## Begin

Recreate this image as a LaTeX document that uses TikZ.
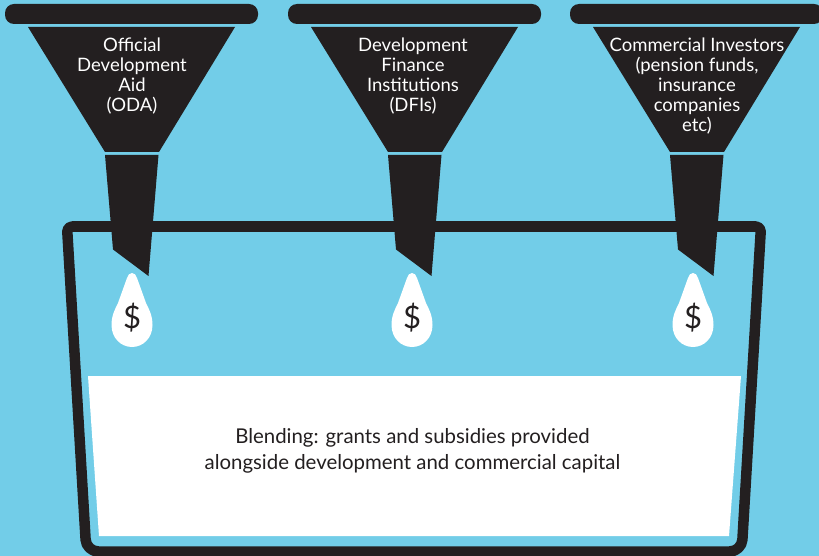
\documentclass[tikz,border=0pt]{standalone}
\usepackage{fontspec}
\setmainfont{Lato}
\definecolor{skyblue}{HTML}{72CDE8}
\definecolor{inkdark}{HTML}{231F20}
\tikzset{
  x=1pt,y=-1pt,
  darkfill/.style={fill=inkdark,draw=none},
  funneltext/.style={text=white,align=center,font=\fontsize{18.5}{20}\selectfont,inner sep=0pt},
  dollar/.style={text=inkdark,font=\fontsize{31}{31}\selectfont,inner sep=0pt},
  blendtext/.style={text=inkdark,align=center,font=\fontsize{20.4}{25.5}\selectfont,inner sep=0pt},
}
\newcommand{\funnelat}[1]{%
  \begin{scope}[shift={(#1,0)}]
    \fill[darkfill,rounded corners=9pt] (5,4) rectangle (258,24);
    \fill[darkfill] (28,27) -- (235,27) -- (159,152) -- (105,152) -- cycle;
    \fill[darkfill] (105,155) -- (158.5,155) -- (148.5,276) -- (113,249.5) -- cycle;
  \end{scope}}
\newcommand{\dropat}[1]{%
  \begin{scope}[shift={(#1,0)}]
    \fill[white] (132,273) .. controls (134.5,273) and (136,275) .. (137,278)
      -- (146,303)
      .. controls (149.5,310) and (152.5,316) .. (152.5,325)
      .. controls (152.5,338) and (143,347) .. (132,347)
      .. controls (121,347) and (111.5,338) .. (111.5,325)
      .. controls (111.5,316) and (114.5,310) .. (118,303)
      -- (127,278)
      .. controls (128,275) and (129.5,273) .. (132,273) -- cycle;
  \end{scope}}
\begin{document}
\begin{tikzpicture}
  \useasboundingbox (0,0) rectangle (819,556);
  \begin{scope}
  \clip (0,0) rectangle (819,556);
  \fill[skyblue] (0,0) rectangle (819,556);
  % blended pool
  \fill[white] (88,376) -- (741,376) -- (729,536) -- (99,536) -- cycle;
  % bucket
  \draw[inkdark,line width=10.5pt,line join=round]
    (400,226.5) [rounded corners=5pt] -- (67,226.5) [rounded corners=12pt] -- (86.3,551.5)
    -- (741.7,551.5) [rounded corners=5pt] -- (761,226.5) -- cycle;
  \funnelat{0}
  \funnelat{283}
  \funnelat{565}
  \dropat{0}
  \dropat{280}
  \dropat{561}
  \end{scope}
  \node[funneltext] (oda) at (132,76) {Official\\Development\\Aid\\(ODA)};
  \node[funneltext] (dfi) at (413,76) {Development\\Finance\\Institutions\\(DFIs)};
  \node[funneltext] (com) at (697,86) {Commercial Investors\\(pension funds,\\insurance\\companies\\etc)};
  \node[dollar] (d1) at (132,318) {\$};
  \node[dollar] (d2) at (412,318) {\$};
  \node[dollar] (d3) at (693,318) {\$};
  \node[blendtext] (blend) at (412.5,451) {Blending: grants and subsidies provided\\alongside development and commercial capital};
\end{tikzpicture}
\end{document}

## End

Short task: Omit any images, then output the listing exactly.

Answer to this task:
Recreate this image as a LaTeX document that uses TikZ.
\documentclass[tikz,border=0pt]{standalone}
\usepackage{fontspec}
\setmainfont{Lato}
\definecolor{skyblue}{HTML}{72CDE8}
\definecolor{inkdark}{HTML}{231F20}
\tikzset{
  x=1pt,y=-1pt,
  darkfill/.style={fill=inkdark,draw=none},
  funneltext/.style={text=white,align=center,font=\fontsize{18.5}{20}\selectfont,inner sep=0pt},
  dollar/.style={text=inkdark,font=\fontsize{31}{31}\selectfont,inner sep=0pt},
  blendtext/.style={text=inkdark,align=center,font=\fontsize{20.4}{25.5}\selectfont,inner sep=0pt},
}
\newcommand{\funnelat}[1]{%
  \begin{scope}[shift={(#1,0)}]
    \fill[darkfill,rounded corners=9pt] (5,4) rectangle (258,24);
    \fill[darkfill] (28,27) -- (235,27) -- (159,152) -- (105,152) -- cycle;
    \fill[darkfill] (105,155) -- (158.5,155) -- (148.5,276) -- (113,249.5) -- cycle;
  \end{scope}}
\newcommand{\dropat}[1]{%
  \begin{scope}[shift={(#1,0)}]
    \fill[white] (132,273) .. controls (134.5,273) and (136,275) .. (137,278)
      -- (146,303)
      .. controls (149.5,310) and (152.5,316) .. (152.5,325)
      .. controls (152.5,338) and (143,347) .. (132,347)
      .. controls (121,347) and (111.5,338) .. (111.5,325)
      .. controls (111.5,316) and (114.5,310) .. (118,303)
      -- (127,278)
      .. controls (128,275) and (129.5,273) .. (132,273) -- cycle;
  \end{scope}}
\begin{document}
\begin{tikzpicture}
  \useasboundingbox (0,0) rectangle (819,556);
  \begin{scope}
  \clip (0,0) rectangle (819,556);
  \fill[skyblue] (0,0) rectangle (819,556);
  % blended pool
  \fill[white] (88,376) -- (741,376) -- (729,536) -- (99,536) -- cycle;
  % bucket
  \draw[inkdark,line width=10.5pt,line join=round]
    (400,226.5) [rounded corners=5pt] -- (67,226.5) [rounded corners=12pt] -- (86.3,551.5)
    -- (741.7,551.5) [rounded corners=5pt] -- (761,226.5) -- cycle;
  \funnelat{0}
  \funnelat{283}
  \funnelat{565}
  \dropat{0}
  \dropat{280}
  \dropat{561}
  \end{scope}
  \node[funneltext] (oda) at (132,76) {Official\\Development\\Aid\\(ODA)};
  \node[funneltext] (dfi) at (413,76) {Development\\Finance\\Institutions\\(DFIs)};
  \node[funneltext] (com) at (697,86) {Commercial Investors\\(pension funds,\\insurance\\companies\\etc)};
  \node[dollar] (d1) at (132,318) {\$};
  \node[dollar] (d2) at (412,318) {\$};
  \node[dollar] (d3) at (693,318) {\$};
  \node[blendtext] (blend) at (412.5,451) {Blending: grants and subsidies provided\\alongside development and commercial capital};
\end{tikzpicture}
\end{document}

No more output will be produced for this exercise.